═════ DATASET EXTRACT ═════

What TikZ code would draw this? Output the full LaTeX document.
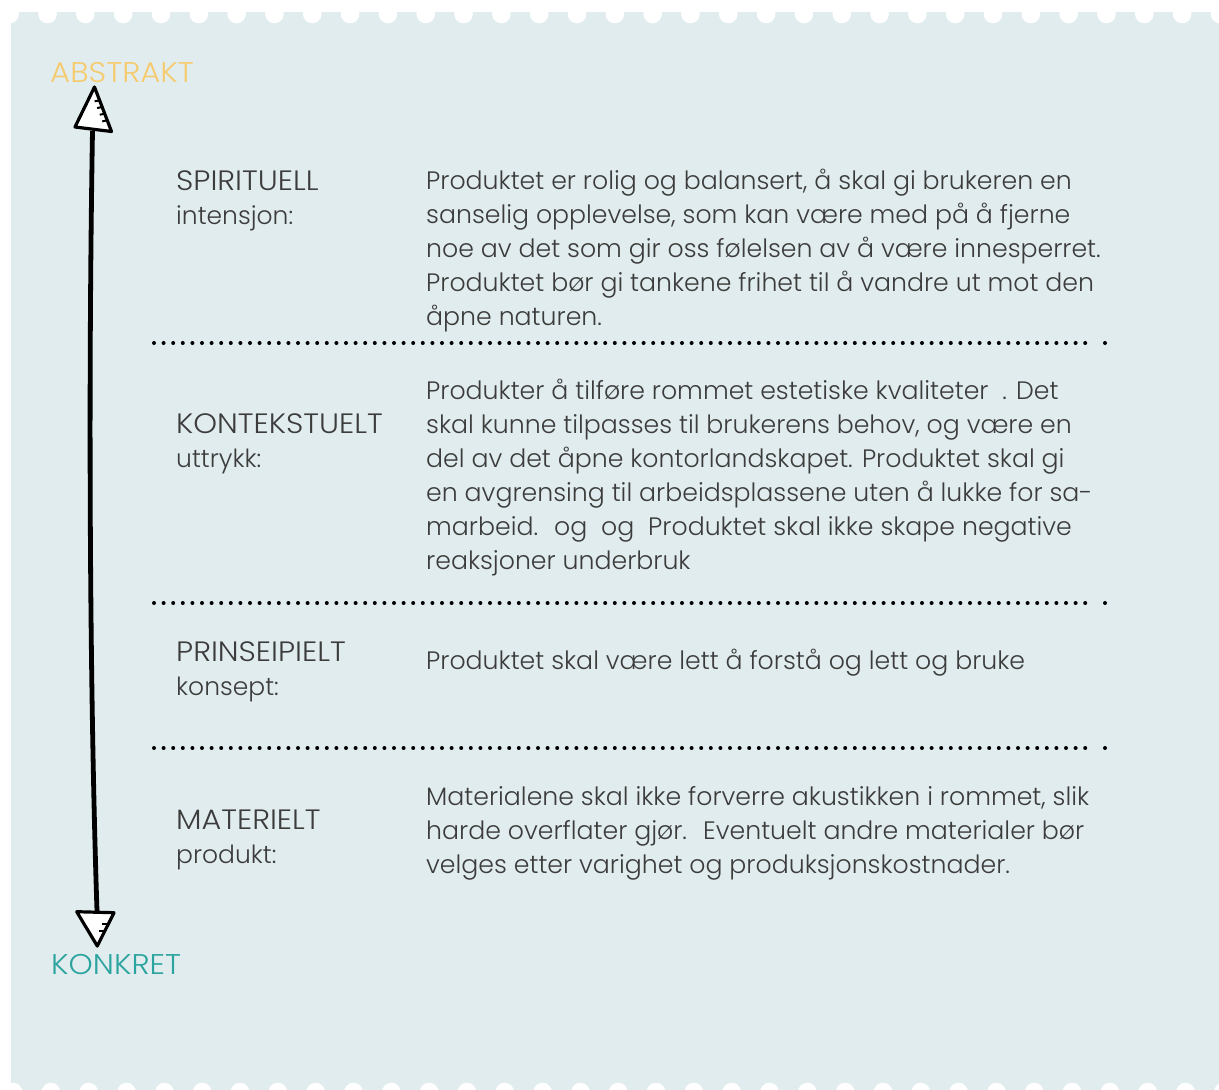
\documentclass[tikz,border=0pt]{standalone}
\usepackage{fontspec}
\setmainfont{Poppins}[UprightFont=* Light]
\newfontfamily\widefont{Poppins}[UprightFont=* Light, FakeStretch=1.08]
\usepackage{tikz}
\tikzset{>=latex}
\usetikzlibrary{calc}
\definecolor{panel blue}{HTML}{E1ECEE}
\definecolor{abstract yellow}{HTML}{F6CB6E}
\definecolor{concrete teal}{HTML}{2BA39F}
\definecolor{text grey}{HTML}{3C3C3C}
\newcommand{\capsline}[1]{{\widefont\fontsize{28}{33.5}\selectfont #1}}
\tikzset{
    level label/.style={anchor=base west, inner sep=0pt, align=left, text=text grey, font=\fontsize{25}{33.5}\selectfont},
    level text/.style={level label, font=\fontsize{25.2}{34}\selectfont},
    end label/.style={anchor=base west, inner sep=0pt, font=\widefont\fontsize{28.5}{34}\selectfont},
    arrow head/.style={fill=white, draw=black, line width=3.2pt, line join=round},
}

\begin{document}
\begin{tikzpicture}[x=1pt, y=-1pt]
        \useasboundingbox (0,0) rectangle (1219,1090);
        \fill[panel blue] (11,12) rectangle (1219,1090);
        \foreach \i in {0,...,32} {
            \fill[white] (9.7+37.82*\i, 14) circle (9.3);
            \fill[white] (13.1+37.82*\i, 1092) circle (9.3);
        }
        \node[end label, text=abstract yellow] (abstrakt) at (50,82) {ABSTRAKT};
        \node[end label, text=concrete teal] (konkret) at (51,974) {KONKRET};
        \coordinate (pil topp) at (92.5,131);
        \coordinate (pil bunn) at (97,911);
        \draw[line width=4.8pt] (pil topp) .. controls (88,400) and (90,700) .. (pil bunn);
        \coordinate (topp spiss) at ($(pil topp)+(2,-44)$);
        \coordinate (topp venstre) at ($(pil topp)+(-17.5,-4)$);
        \coordinate (topp hoyre) at ($(pil topp)+(19,0.5)$);
        \filldraw[arrow head] (topp spiss) -- (topp venstre) -- (topp hoyre) -- cycle;
        \foreach \t in {0.3, 0.45, 0.6, 0.75} {
            \draw[line width=2pt] ($(topp spiss)!\t!(topp hoyre)$) -- ++(-5,1);
        }
        \coordinate (bunn spiss) at ($(pil bunn)+(0.3,35)$);
        \coordinate (bunn venstre) at ($(pil bunn)+(-20.3,0.7)$);
        \coordinate (bunn hoyre) at ($(pil bunn)+(17,1.7)$);
        \filldraw[arrow head] (bunn spiss) -- (bunn venstre) -- (bunn hoyre) -- cycle;
        \foreach \t in {0.35, 0.55} {
            \draw[line width=2pt] ($(bunn hoyre)!\t!(bunn spiss)$) -- ++(-6,0);
        }
        \foreach \y in {343, 603, 748} {
            \foreach \x in {154, 163.6, ..., 1094} {
                \fill (\x,\y) circle (2);
            }
            \fill (1105,\y) circle (2);
        }
        \node[level label] (spirituell) at (176,224) {\capsline{SPIRITUELL}\\intensjon:};
        \node[level text] (spirituell tekst) at (426,325) {Produktet er rolig og balansert, å skal gi brukeren en\\sanselig opplevelse, som kan være med på å fjerne\\noe av det som gir oss følelsen av å være innesperret.\\Produktet bør gi tankene frihet til å vandre ut mot den\\åpne naturen.};
        \node[level label] (kontekstuelt) at (176,467) {\capsline{KONTEKSTUELT}\\uttrykk:};
        \node[level text] (kontekstuelt tekst) at (426,569) {Produkter å tilføre rommet estetiske kvaliteter~~. Det\\skal kunne tilpasses til brukerens behov, og være en\\del av det åpne kontorlandskapet. Produktet skal gi\\en avgrensing til arbeidsplassene uten å lukke for sa-\\marbeid.~ og~ og~ Produktet skal ikke skape negative\\reaksjoner underbruk};
        \node[level label] (prinseipielt) at (176,695) {\capsline{PRINSEIPIELT}\\konsept:};
        \node[level text] (prinseipielt tekst) at (426,669) {Produktet skal være lett å forstå og lett og bruke};
        \node[level label] (materielt) at (176,863) {\capsline{MATERIELT}\\produkt:};
        \node[level text] (materielt tekst) at (426,873) {Materialene skal ikke forverre akustikken i rommet, slik\\harde overflater gjør.~ Eventuelt andre materialer bør\\velges etter varighet og produksjonskostnader.};
    \end{tikzpicture}
\end{document}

═════

* **DESCRIPTION OF THE TASK**
Write out the whole listing exactly, and drop the pictures.

* **FINAL ANSWER**
What TikZ code would draw this? Output the full LaTeX document.
\documentclass[tikz,border=0pt]{standalone}
\usepackage{fontspec}
\setmainfont{Poppins}[UprightFont=* Light]
\newfontfamily\widefont{Poppins}[UprightFont=* Light, FakeStretch=1.08]
\usepackage{tikz}
\tikzset{>=latex}
\usetikzlibrary{calc}
\definecolor{panel blue}{HTML}{E1ECEE}
\definecolor{abstract yellow}{HTML}{F6CB6E}
\definecolor{concrete teal}{HTML}{2BA39F}
\definecolor{text grey}{HTML}{3C3C3C}
\newcommand{\capsline}[1]{{\widefont\fontsize{28}{33.5}\selectfont #1}}
\tikzset{
    level label/.style={anchor=base west, inner sep=0pt, align=left, text=text grey, font=\fontsize{25}{33.5}\selectfont},
    level text/.style={level label, font=\fontsize{25.2}{34}\selectfont},
    end label/.style={anchor=base west, inner sep=0pt, font=\widefont\fontsize{28.5}{34}\selectfont},
    arrow head/.style={fill=white, draw=black, line width=3.2pt, line join=round},
}

\begin{document}
\begin{tikzpicture}[x=1pt, y=-1pt]
        \useasboundingbox (0,0) rectangle (1219,1090);
        \fill[panel blue] (11,12) rectangle (1219,1090);
        \foreach \i in {0,...,32} {
            \fill[white] (9.7+37.82*\i, 14) circle (9.3);
            \fill[white] (13.1+37.82*\i, 1092) circle (9.3);
        }
        \node[end label, text=abstract yellow] (abstrakt) at (50,82) {ABSTRAKT};
        \node[end label, text=concrete teal] (konkret) at (51,974) {KONKRET};
        \coordinate (pil topp) at (92.5,131);
        \coordinate (pil bunn) at (97,911);
        \draw[line width=4.8pt] (pil topp) .. controls (88,400) and (90,700) .. (pil bunn);
        \coordinate (topp spiss) at ($(pil topp)+(2,-44)$);
        \coordinate (topp venstre) at ($(pil topp)+(-17.5,-4)$);
        \coordinate (topp hoyre) at ($(pil topp)+(19,0.5)$);
        \filldraw[arrow head] (topp spiss) -- (topp venstre) -- (topp hoyre) -- cycle;
        \foreach \t in {0.3, 0.45, 0.6, 0.75} {
            \draw[line width=2pt] ($(topp spiss)!\t!(topp hoyre)$) -- ++(-5,1);
        }
        \coordinate (bunn spiss) at ($(pil bunn)+(0.3,35)$);
        \coordinate (bunn venstre) at ($(pil bunn)+(-20.3,0.7)$);
        \coordinate (bunn hoyre) at ($(pil bunn)+(17,1.7)$);
        \filldraw[arrow head] (bunn spiss) -- (bunn venstre) -- (bunn hoyre) -- cycle;
        \foreach \t in {0.35, 0.55} {
            \draw[line width=2pt] ($(bunn hoyre)!\t!(bunn spiss)$) -- ++(-6,0);
        }
        \foreach \y in {343, 603, 748} {
            \foreach \x in {154, 163.6, ..., 1094} {
                \fill (\x,\y) circle (2);
            }
            \fill (1105,\y) circle (2);
        }
        \node[level label] (spirituell) at (176,224) {\capsline{SPIRITUELL}\\intensjon:};
        \node[level text] (spirituell tekst) at (426,325) {Produktet er rolig og balansert, å skal gi brukeren en\\sanselig opplevelse, som kan være med på å fjerne\\noe av det som gir oss følelsen av å være innesperret.\\Produktet bør gi tankene frihet til å vandre ut mot den\\åpne naturen.};
        \node[level label] (kontekstuelt) at (176,467) {\capsline{KONTEKSTUELT}\\uttrykk:};
        \node[level text] (kontekstuelt tekst) at (426,569) {Produkter å tilføre rommet estetiske kvaliteter~~. Det\\skal kunne tilpasses til brukerens behov, og være en\\del av det åpne kontorlandskapet. Produktet skal gi\\en avgrensing til arbeidsplassene uten å lukke for sa-\\marbeid.~ og~ og~ Produktet skal ikke skape negative\\reaksjoner underbruk};
        \node[level label] (prinseipielt) at (176,695) {\capsline{PRINSEIPIELT}\\konsept:};
        \node[level text] (prinseipielt tekst) at (426,669) {Produktet skal være lett å forstå og lett og bruke};
        \node[level label] (materielt) at (176,863) {\capsline{MATERIELT}\\produkt:};
        \node[level text] (materielt tekst) at (426,873) {Materialene skal ikke forverre akustikken i rommet, slik\\harde overflater gjør.~ Eventuelt andre materialer bør\\velges etter varighet og produksjonskostnader.};
    \end{tikzpicture}
\end{document}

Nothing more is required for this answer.